Combinatorial Ricci flows with applications to the hyperbolization of cusped 3-manifolds

TL;DR

This paper uses combinatorial Ricci flow techniques to establish conditions for the existence and uniqueness of cusped hyperbolic structures on 3-manifolds, demonstrating convergence properties of the flow.

Contribution

It introduces an extended Ricci flow method for decorated hyperbolic polyhedral metrics, proving long-time existence, uniqueness, and convergence criteria for hyperbolic structures on 3-manifolds.

Findings

Extended Ricci flow exists long-term and is unique for decorated hyperbolic metrics.

Flow converges exponentially to zero Ricci curvature metrics when they exist.

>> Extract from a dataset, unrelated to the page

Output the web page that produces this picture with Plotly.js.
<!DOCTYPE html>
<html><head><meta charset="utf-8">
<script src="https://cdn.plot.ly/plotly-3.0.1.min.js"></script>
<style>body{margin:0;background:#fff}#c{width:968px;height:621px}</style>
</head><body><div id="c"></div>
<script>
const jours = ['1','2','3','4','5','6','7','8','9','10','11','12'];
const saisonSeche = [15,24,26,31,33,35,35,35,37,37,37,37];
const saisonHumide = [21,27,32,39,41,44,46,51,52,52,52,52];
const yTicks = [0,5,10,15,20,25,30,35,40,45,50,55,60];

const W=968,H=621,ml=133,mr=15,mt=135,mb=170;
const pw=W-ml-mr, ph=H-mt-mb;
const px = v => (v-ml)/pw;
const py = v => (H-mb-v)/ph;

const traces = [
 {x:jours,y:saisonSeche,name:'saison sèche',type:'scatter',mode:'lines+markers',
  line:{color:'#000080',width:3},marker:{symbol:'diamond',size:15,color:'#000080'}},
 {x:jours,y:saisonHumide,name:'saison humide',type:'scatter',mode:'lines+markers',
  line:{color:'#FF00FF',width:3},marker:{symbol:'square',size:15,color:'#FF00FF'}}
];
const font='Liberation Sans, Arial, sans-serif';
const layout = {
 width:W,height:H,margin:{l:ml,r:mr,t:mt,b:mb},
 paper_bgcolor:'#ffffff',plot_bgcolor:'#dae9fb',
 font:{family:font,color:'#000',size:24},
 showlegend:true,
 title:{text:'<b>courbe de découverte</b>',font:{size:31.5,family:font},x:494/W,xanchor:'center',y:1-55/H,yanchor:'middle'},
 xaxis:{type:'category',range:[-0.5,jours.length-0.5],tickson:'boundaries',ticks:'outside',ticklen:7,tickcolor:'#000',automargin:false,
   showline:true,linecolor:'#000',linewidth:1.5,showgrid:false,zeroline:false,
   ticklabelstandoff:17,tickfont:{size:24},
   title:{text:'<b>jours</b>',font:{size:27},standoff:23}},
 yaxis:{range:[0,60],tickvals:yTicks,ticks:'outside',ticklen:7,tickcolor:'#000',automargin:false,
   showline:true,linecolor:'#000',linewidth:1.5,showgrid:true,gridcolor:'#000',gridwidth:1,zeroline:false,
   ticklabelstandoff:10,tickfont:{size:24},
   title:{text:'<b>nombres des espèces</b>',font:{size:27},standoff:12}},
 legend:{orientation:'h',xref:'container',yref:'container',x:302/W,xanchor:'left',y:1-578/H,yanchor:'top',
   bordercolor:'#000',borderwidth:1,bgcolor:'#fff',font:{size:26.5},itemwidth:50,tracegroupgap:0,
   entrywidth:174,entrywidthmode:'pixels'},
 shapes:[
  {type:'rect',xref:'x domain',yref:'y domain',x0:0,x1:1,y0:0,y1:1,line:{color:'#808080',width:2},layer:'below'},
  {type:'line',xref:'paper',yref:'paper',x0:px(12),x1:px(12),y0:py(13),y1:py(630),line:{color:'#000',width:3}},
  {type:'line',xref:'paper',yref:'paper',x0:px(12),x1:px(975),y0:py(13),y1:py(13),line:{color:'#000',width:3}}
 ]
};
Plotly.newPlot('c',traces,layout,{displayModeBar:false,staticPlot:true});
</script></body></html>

Results apply to cusped hyperbolic structures via ideal triangulation.

Abstract

In this paper, we adopt combinatorial Ricci curvature flow methods to study the existence of cusped hyperbolic structure on 3-manifolds with torus boundary. For general pseudo 3-manifolds, we prove the long-time existence and the uniqueness for the extended Ricci flow for decorated hyperbolic polyhedral metrics. We prove that the extended Ricci flow converges to a decorated hyperbolic polyhedral metric if and only if there exists a decorated hyperbolic polyhedral metric of zero Ricci curvature. If it is the case, the flow converges exponentially fast. These results apply for cusped hyperbolic structure on 3-manifolds via ideal triangulation.